An act cannot be considered courageous unless there is a perception of risk; something to lose. In each interaction or act where courage is appropriate, self interest is really about avoiding that potential loss. If you don’t want to discipline a subordinate because you are afraid of a grievance being lodged or the union getting involved, that is self interest. If you won’t tell your boss he/she is not being supportive because you are afraid you will be victimised, that is self interest. If you won’t tell a hostile, combative colleague that his/her behaviour is unacceptable because you don’t want to have a row with him/her, that is self interest. In each of these instances the capacity to overcome the self interest is courage. If you are finding it difficult to do something you know should be done, or you find yourself putting it off, it is useful to identify the emotion you feel when thinking about it. If anxiety or fear is part of the emotion it is likely preservation of self interest is at play. Identify what your self interest is, and then question it.
- Courage is a critical part of being a good leader, but businesses often don’t cultivate real courage in the workplace.
Most companies will talk about the virtue of honesty, openness and/or even courage somewhere in their values statements, but few companies deliberately call attention to or encourage the behaviours implied by the values conversation about what these behaviours actually look like. For many businesses the opposite is in fact true. Managers are told to “toe the line”, not to “rock the boat”, and not to say anything that would be “career limiting”. The message people actually get is that cowardice, compromise and expediency is what is really appreciated, not the behaviours associated with the values. People wind up telling each other what they want to hear, not what they need to hear. The dangerous consequences of this are that managers either ignore the real issues or pretend they don’t exist. When this is what is happening in the business, something is about to go very wrong.
- In leadership, acting with courage means so much more than disciplining people.

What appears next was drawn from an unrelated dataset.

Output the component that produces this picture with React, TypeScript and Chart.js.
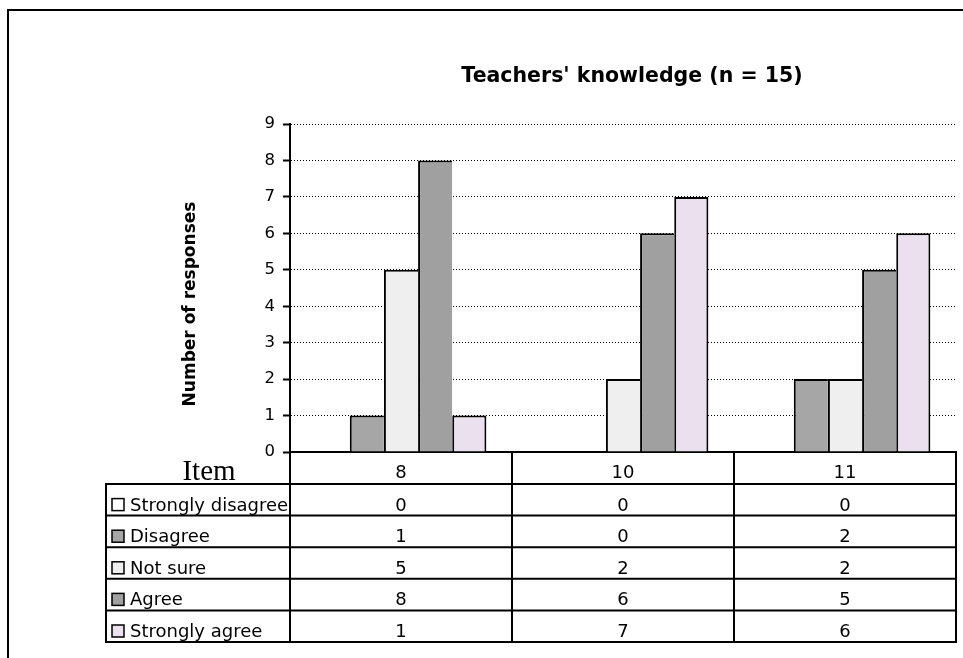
import React, { useEffect, useRef } from "react";
import { Chart, registerables } from "chart.js";

Chart.register(...registerables);

const chartTitle = "Teachers' knowledge (n = 15)";
const yAxisTitle = "Number of responses";
const tableCorner = "Item";
const categories = ["8", "10", "11"];
const seriesNames = ["Strongly disagree", "Disagree", "Not sure", "Agree", "Strongly agree"];
const stronglyDisagree = [0, 0, 0];
const disagree = [1, 0, 2];
const notSure = [5, 2, 2];
const agree = [8, 6, 5];
const stronglyAgree = [1, 7, 6];
const yTicks = [0, 1, 2, 3, 4, 5, 6, 7, 8, 9];

const seriesValues = [stronglyDisagree, disagree, notSure, agree, stronglyAgree];
const seriesColors = ["#ffffff", "#a6a6a6", "#efefef", "#a0a0a0", "#ebe0ee"];

const W = 963;
const H = 658;

const decorPlugin = {
  id: "decor",
  afterDraw(chart: any) {
    const ctx = chart.ctx as CanvasRenderingContext2D;
    const area = chart.chartArea;
    const xs = chart.scales.x;
    ctx.save();

    // outer frame
    ctx.strokeStyle = "#000";
    ctx.lineWidth = 2;
    ctx.beginPath();
    ctx.moveTo(8, H);
    ctx.lineTo(8, 10);
    ctx.lineTo(W, 10);
    ctx.stroke();

    // title
    ctx.fillStyle = "#000";
    ctx.font = "bold 20.5px 'DejaVu Sans'";
    ctx.textAlign = "center";
    ctx.textBaseline = "alphabetic";
    ctx.fillText(chartTitle, (area.left + area.right) / 2 + 9, 82);

    // y axis title
    ctx.save();
    ctx.translate(195, 304);
    ctx.rotate(-Math.PI / 2);
    ctx.font = "bold 17px 'DejaVu Sans'";
    ctx.textAlign = "center";
    ctx.fillText(yAxisTitle, 0, 0);
    ctx.restore();

    // data table
    const n = categories.length;
    const colW = (xs.right - xs.left) / n;
    const bounds: number[] = [];
    for (let i = 0; i <= n; i++) bounds.push(xs.left + i * colW);
    const top = area.bottom;
    const headerBottom = top + 32;
    const tableBottom = 642;
    const rowH = (tableBottom - headerBottom) / seriesNames.length;
    const labelLeft = 106;
    const right = bounds[n];

    ctx.save();
    ctx.beginPath();
    ctx.rect(0, 0, W, tableBottom);
    ctx.clip();

    // "Item"
    ctx.font = "29px 'Liberation Serif'";
    ctx.textAlign = "center";
    ctx.fillStyle = "#000";
    ctx.fillText(tableCorner, 209, 480);

    ctx.font = "18px 'DejaVu Sans'";
    categories.forEach((c, i) => {
      ctx.fillText(c, (bounds[i] + bounds[i + 1]) / 2, headerBottom - 6);
    });

    seriesNames.forEach((name, r) => {
      const rb = headerBottom + (r + 1) * rowH;
      const base = rb - 5;
      ctx.fillStyle = seriesColors[r];
      ctx.fillRect(112, base - 12, 12, 12);
      ctx.lineWidth = 1.5;
      ctx.strokeStyle = "#000";
      ctx.strokeRect(112, base - 12, 12, 12);
      ctx.fillStyle = "#000";
      ctx.textAlign = "left";
      ctx.fillText(name, 130, base);
      ctx.textAlign = "center";
      seriesValues[r].forEach((v, i) => {
        ctx.fillText(String(v), (bounds[i] + bounds[i + 1]) / 2, base);
      });
    });
    ctx.restore();

    // table lines
    ctx.strokeStyle = "#000";
    ctx.lineWidth = 2;
    ctx.beginPath();
    for (let r = 0; r <= seriesNames.length; r++) {
      const y = headerBottom + r * rowH;
      ctx.moveTo(labelLeft - 1, y);
      ctx.lineTo(right + 1, y);
    }
    ctx.moveTo(labelLeft, headerBottom);
    ctx.lineTo(labelLeft, tableBottom);
    bounds.forEach((b) => {
      ctx.moveTo(b, top);
      ctx.lineTo(b, tableBottom);
    });
    ctx.stroke();

    ctx.restore();
  },
};

export default function App() {
  const ref = useRef<HTMLCanvasElement | null>(null);

  useEffect(() => {
    if (!ref.current) return;
    const chart = new Chart(ref.current, {
      type: "bar",
      data: {
        labels: categories,
        datasets: seriesNames.map((name, i) => ({
          label: name,
          data: seriesValues[i],
          backgroundColor: seriesColors[i],
          borderColor: "#000",
          borderWidth: { top: 2, left: 2, right: i === seriesNames.length - 1 ? 2 : 0, bottom: 0 },
          borderSkipped: false,
          categoryPercentage: 5 / 6.5,
          barPercentage: 1,
        })),
      },
      options: {
        responsive: false,
        animation: false,
        devicePixelRatio: 1,
        layout: { padding: { left: 0, top: 124, right: 7, bottom: 0 } },
        plugins: {
          legend: { display: false },
          title: { display: false },
          tooltip: { enabled: false },
        },
        scales: {
          x: {
            type: "category",
            afterFit: (s: any) => {
              s.height = H - 452;
            },
            ticks: { display: false },
            grid: { display: true, drawOnChartArea: false, drawTicks: false },
            border: { display: true, color: "#000", width: 2 },
          },
          y: {
            type: "linear",
            min: yTicks[0],
            max: yTicks[yTicks.length - 1],
            afterFit: (s: any) => {
              s.width = 290;
            },
            afterBuildTicks: (s: any) => {
              s.ticks = yTicks.map((v) => ({ value: v }));
            },
            ticks: {
              stepSize: 1,
              padding: 8,
              color: "#000",
              font: { family: "'DejaVu Sans'", size: 16.5 },
            },
            grid: {
              color: "#000",
              lineWidth: 1,
              drawTicks: true,
              tickLength: 7,
              tickWidth: 2,
              tickColor: "#000",
              tickBorderDash: [],
            },
            border: { display: true, color: "#000", width: 2, dash: [1, 2] },
          },
        },
      },
      plugins: [decorPlugin],
    } as any);
    return () => chart.destroy();
  }, []);

  return (
    <div
      style={{
        position: "absolute",
        left: 0,
        top: 0,
        width: W,
        height: H,
        background: "#fff",
        overflow: "hidden",
      }}
    >
      <canvas ref={ref} width={W} height={H} style={{ width: W, height: H, display: "block" }} />
    </div>
  );
}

The often-quoted example of courage is the “difficult conversation”, usually with a subordinate whose behaviour requires a disciplinary response. On examining the seven possible things a leader can give his/her people, the group concluded that courage is actually required in all of them, namely: Caring about your people requires courage in making yourself vulnerable in the process of developing a close relationship with your people, admitting mistakes, acknowledging shortcomings, and going into someone’s personal space when you feel he/she needs help. Providing means to your people requires courage to challenge policies and standards; to challenge your boss or colleagues; to fight for the resources your team needs. Handing over authority to someone else also requires trust and involves risk, and therefore courage. Cultivating ability requires the courage to coach others to the point where you are replaceable, and having the courage to push someone to reach their potential even if it is uncomfortable. Praising and rewarding people requires the courage to spend money on doing so when it is unpopular to do so, and being prepared to single out exceptional performers for reward instead of just rewarding the “herd”.Censuring and disciplining your people requires the courage to overcome a fear of not being liked or respected, or being prepared to accept feeling guilty about firing someone.
- Courage is not a matter of ability, it is a matter of the will, but exercising it gets easier with practice.
A lack of courage is not something that can be fixed by focusing on ability – it is a matter of the will. In order to act courageously you have to know what you are prepared to stand for. Knowing what you stand for makes it possible, but it does not make it easy. The more courageous acts you perform, even small ones, the easier it gets to act with courage. It also helps to talk with colleagues and bosses about acts of leadership courage, and to recognise or reward people who act with courage.
The environment you are in can potentially stifle courage, but whether there is cowardice in the self has far more serious implications for evidence of courage in the workplace. If you focus on one thing, it should be to cultivate courage in yourself and others. If you do this, courageous acts will happen, regardless of whether the environment itself is conducive to courage.